◆ Description of the task: Copy the data that follows, character for character, minus the pictures.
___
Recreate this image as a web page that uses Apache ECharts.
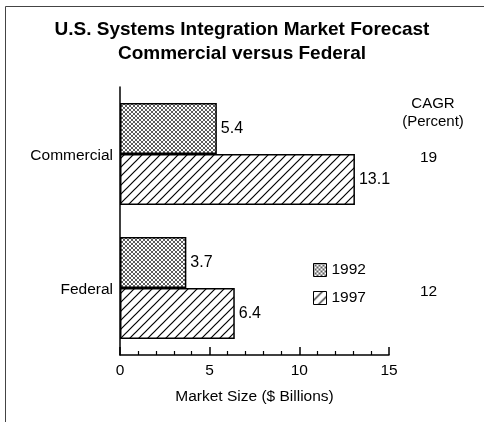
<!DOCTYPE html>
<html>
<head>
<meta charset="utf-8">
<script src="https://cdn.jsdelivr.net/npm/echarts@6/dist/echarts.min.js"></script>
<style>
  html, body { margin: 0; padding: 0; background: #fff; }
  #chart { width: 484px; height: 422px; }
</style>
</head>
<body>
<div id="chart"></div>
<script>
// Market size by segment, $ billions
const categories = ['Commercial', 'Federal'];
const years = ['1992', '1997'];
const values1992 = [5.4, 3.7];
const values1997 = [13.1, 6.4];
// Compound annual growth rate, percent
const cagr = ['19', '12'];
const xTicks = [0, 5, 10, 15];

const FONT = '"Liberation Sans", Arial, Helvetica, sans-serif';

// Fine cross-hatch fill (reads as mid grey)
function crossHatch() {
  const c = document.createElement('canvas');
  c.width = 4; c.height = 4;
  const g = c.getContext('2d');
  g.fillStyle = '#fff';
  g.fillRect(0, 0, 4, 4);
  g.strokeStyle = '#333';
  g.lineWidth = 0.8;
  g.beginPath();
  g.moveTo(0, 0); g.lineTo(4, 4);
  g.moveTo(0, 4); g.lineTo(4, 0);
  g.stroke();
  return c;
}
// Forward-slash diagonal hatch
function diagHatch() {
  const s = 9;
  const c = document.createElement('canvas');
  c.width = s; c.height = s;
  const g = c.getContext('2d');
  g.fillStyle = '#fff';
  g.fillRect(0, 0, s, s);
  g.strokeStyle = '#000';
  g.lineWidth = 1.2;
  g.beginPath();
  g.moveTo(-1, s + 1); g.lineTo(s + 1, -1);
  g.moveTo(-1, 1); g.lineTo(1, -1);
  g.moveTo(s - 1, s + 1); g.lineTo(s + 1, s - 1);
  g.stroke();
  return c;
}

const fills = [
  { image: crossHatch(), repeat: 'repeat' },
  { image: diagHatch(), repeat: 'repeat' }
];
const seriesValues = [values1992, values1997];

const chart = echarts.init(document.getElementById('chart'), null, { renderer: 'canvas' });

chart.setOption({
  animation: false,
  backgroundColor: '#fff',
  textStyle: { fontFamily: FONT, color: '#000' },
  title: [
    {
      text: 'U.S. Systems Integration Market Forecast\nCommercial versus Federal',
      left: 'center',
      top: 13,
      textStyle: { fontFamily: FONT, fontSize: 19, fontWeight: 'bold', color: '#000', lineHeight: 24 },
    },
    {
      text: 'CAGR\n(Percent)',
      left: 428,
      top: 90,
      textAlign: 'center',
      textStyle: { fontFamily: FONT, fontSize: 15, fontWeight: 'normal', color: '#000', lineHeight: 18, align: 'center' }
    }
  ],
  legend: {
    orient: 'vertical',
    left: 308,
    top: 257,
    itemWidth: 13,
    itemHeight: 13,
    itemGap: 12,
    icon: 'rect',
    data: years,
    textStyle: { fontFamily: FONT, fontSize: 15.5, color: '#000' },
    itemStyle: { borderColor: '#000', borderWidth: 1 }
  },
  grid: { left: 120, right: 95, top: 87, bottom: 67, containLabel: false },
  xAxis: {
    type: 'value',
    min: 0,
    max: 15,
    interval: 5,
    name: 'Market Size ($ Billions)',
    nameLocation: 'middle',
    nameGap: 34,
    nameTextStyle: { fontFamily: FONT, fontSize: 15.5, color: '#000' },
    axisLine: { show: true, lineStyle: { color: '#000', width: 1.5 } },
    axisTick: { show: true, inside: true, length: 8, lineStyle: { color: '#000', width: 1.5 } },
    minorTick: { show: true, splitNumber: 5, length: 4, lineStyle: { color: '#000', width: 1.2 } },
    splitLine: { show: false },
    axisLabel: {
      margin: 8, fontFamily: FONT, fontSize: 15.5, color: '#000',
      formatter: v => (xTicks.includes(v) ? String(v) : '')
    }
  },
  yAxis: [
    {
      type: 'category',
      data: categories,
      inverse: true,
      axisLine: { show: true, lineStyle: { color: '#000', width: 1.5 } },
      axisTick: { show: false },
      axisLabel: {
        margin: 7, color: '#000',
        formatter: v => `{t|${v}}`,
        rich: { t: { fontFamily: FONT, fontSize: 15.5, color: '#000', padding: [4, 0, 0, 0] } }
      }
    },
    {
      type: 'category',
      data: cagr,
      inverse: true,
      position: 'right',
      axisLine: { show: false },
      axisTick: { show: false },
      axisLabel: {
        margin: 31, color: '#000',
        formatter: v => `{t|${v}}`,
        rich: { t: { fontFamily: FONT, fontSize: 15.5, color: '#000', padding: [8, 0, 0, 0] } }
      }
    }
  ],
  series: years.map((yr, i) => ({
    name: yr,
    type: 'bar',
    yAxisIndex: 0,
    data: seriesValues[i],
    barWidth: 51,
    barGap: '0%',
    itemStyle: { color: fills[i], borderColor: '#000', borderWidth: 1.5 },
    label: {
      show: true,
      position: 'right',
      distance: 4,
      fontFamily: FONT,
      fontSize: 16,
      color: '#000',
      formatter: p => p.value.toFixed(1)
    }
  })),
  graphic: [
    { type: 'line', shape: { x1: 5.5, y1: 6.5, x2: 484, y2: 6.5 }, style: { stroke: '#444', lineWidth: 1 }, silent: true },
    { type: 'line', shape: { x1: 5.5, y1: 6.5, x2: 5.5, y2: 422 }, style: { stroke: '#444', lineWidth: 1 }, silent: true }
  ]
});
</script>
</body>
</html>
___
◆ Completed exercise:
Recreate this image as a web page that uses Apache ECharts.
<!DOCTYPE html>
<html>
<head>
<meta charset="utf-8">
<script src="https://cdn.jsdelivr.net/npm/echarts@6/dist/echarts.min.js"></script>
<style>
  html, body { margin: 0; padding: 0; background: #fff; }
  #chart { width: 484px; height: 422px; }
</style>
</head>
<body>
<div id="chart"></div>
<script>
// Market size by segment, $ billions
const categories = ['Commercial', 'Federal'];
const years = ['1992', '1997'];
const values1992 = [5.4, 3.7];
const values1997 = [13.1, 6.4];
// Compound annual growth rate, percent
const cagr = ['19', '12'];
const xTicks = [0, 5, 10, 15];

const FONT = '"Liberation Sans", Arial, Helvetica, sans-serif';

// Fine cross-hatch fill (reads as mid grey)
function crossHatch() {
  const c = document.createElement('canvas');
  c.width = 4; c.height = 4;
  const g = c.getContext('2d');
  g.fillStyle = '#fff';
  g.fillRect(0, 0, 4, 4);
  g.strokeStyle = '#333';
  g.lineWidth = 0.8;
  g.beginPath();
  g.moveTo(0, 0); g.lineTo(4, 4);
  g.moveTo(0, 4); g.lineTo(4, 0);
  g.stroke();
  return c;
}
// Forward-slash diagonal hatch
function diagHatch() {
  const s = 9;
  const c = document.createElement('canvas');
  c.width = s; c.height = s;
  const g = c.getContext('2d');
  g.fillStyle = '#fff';
  g.fillRect(0, 0, s, s);
  g.strokeStyle = '#000';
  g.lineWidth = 1.2;
  g.beginPath();
  g.moveTo(-1, s + 1); g.lineTo(s + 1, -1);
  g.moveTo(-1, 1); g.lineTo(1, -1);
  g.moveTo(s - 1, s + 1); g.lineTo(s + 1, s - 1);
  g.stroke();
  return c;
}

const fills = [
  { image: crossHatch(), repeat: 'repeat' },
  { image: diagHatch(), repeat: 'repeat' }
];
const seriesValues = [values1992, values1997];

const chart = echarts.init(document.getElementById('chart'), null, { renderer: 'canvas' });

chart.setOption({
  animation: false,
  backgroundColor: '#fff',
  textStyle: { fontFamily: FONT, color: '#000' },
  title: [
    {
      text: 'U.S. Systems Integration Market Forecast\nCommercial versus Federal',
      left: 'center',
      top: 13,
      textStyle: { fontFamily: FONT, fontSize: 19, fontWeight: 'bold', color: '#000', lineHeight: 24 },
    },
    {
      text: 'CAGR\n(Percent)',
      left: 428,
      top: 90,
      textAlign: 'center',
      textStyle: { fontFamily: FONT, fontSize: 15, fontWeight: 'normal', color: '#000', lineHeight: 18, align: 'center' }
    }
  ],
  legend: {
    orient: 'vertical',
    left: 308,
    top: 257,
    itemWidth: 13,
    itemHeight: 13,
    itemGap: 12,
    icon: 'rect',
    data: years,
    textStyle: { fontFamily: FONT, fontSize: 15.5, color: '#000' },
    itemStyle: { borderColor: '#000', borderWidth: 1 }
  },
  grid: { left: 120, right: 95, top: 87, bottom: 67, containLabel: false },
  xAxis: {
    type: 'value',
    min: 0,
    max: 15,
    interval: 5,
    name: 'Market Size ($ Billions)',
    nameLocation: 'middle',
    nameGap: 34,
    nameTextStyle: { fontFamily: FONT, fontSize: 15.5, color: '#000' },
    axisLine: { show: true, lineStyle: { color: '#000', width: 1.5 } },
    axisTick: { show: true, inside: true, length: 8, lineStyle: { color: '#000', width: 1.5 } },
    minorTick: { show: true, splitNumber: 5, length: 4, lineStyle: { color: '#000', width: 1.2 } },
    splitLine: { show: false },
    axisLabel: {
      margin: 8, fontFamily: FONT, fontSize: 15.5, color: '#000',
      formatter: v => (xTicks.includes(v) ? String(v) : '')
    }
  },
  yAxis: [
    {
      type: 'category',
      data: categories,
      inverse: true,
      axisLine: { show: true, lineStyle: { color: '#000', width: 1.5 } },
      axisTick: { show: false },
      axisLabel: {
        margin: 7, color: '#000',
        formatter: v => `{t|${v}}`,
        rich: { t: { fontFamily: FONT, fontSize: 15.5, color: '#000', padding: [4, 0, 0, 0] } }
      }
    },
    {
      type: 'category',
      data: cagr,
      inverse: true,
      position: 'right',
      axisLine: { show: false },
      axisTick: { show: false },
      axisLabel: {
        margin: 31, color: '#000',
        formatter: v => `{t|${v}}`,
        rich: { t: { fontFamily: FONT, fontSize: 15.5, color: '#000', padding: [8, 0, 0, 0] } }
      }
    }
  ],
  series: years.map((yr, i) => ({
    name: yr,
    type: 'bar',
    yAxisIndex: 0,
    data: seriesValues[i],
    barWidth: 51,
    barGap: '0%',
    itemStyle: { color: fills[i], borderColor: '#000', borderWidth: 1.5 },
    label: {
      show: true,
      position: 'right',
      distance: 4,
      fontFamily: FONT,
      fontSize: 16,
      color: '#000',
      formatter: p => p.value.toFixed(1)
    }
  })),
  graphic: [
    { type: 'line', shape: { x1: 5.5, y1: 6.5, x2: 484, y2: 6.5 }, style: { stroke: '#444', lineWidth: 1 }, silent: true },
    { type: 'line', shape: { x1: 5.5, y1: 6.5, x2: 5.5, y2: 422 }, style: { stroke: '#444', lineWidth: 1 }, silent: true }
  ]
});
</script>
</body>
</html>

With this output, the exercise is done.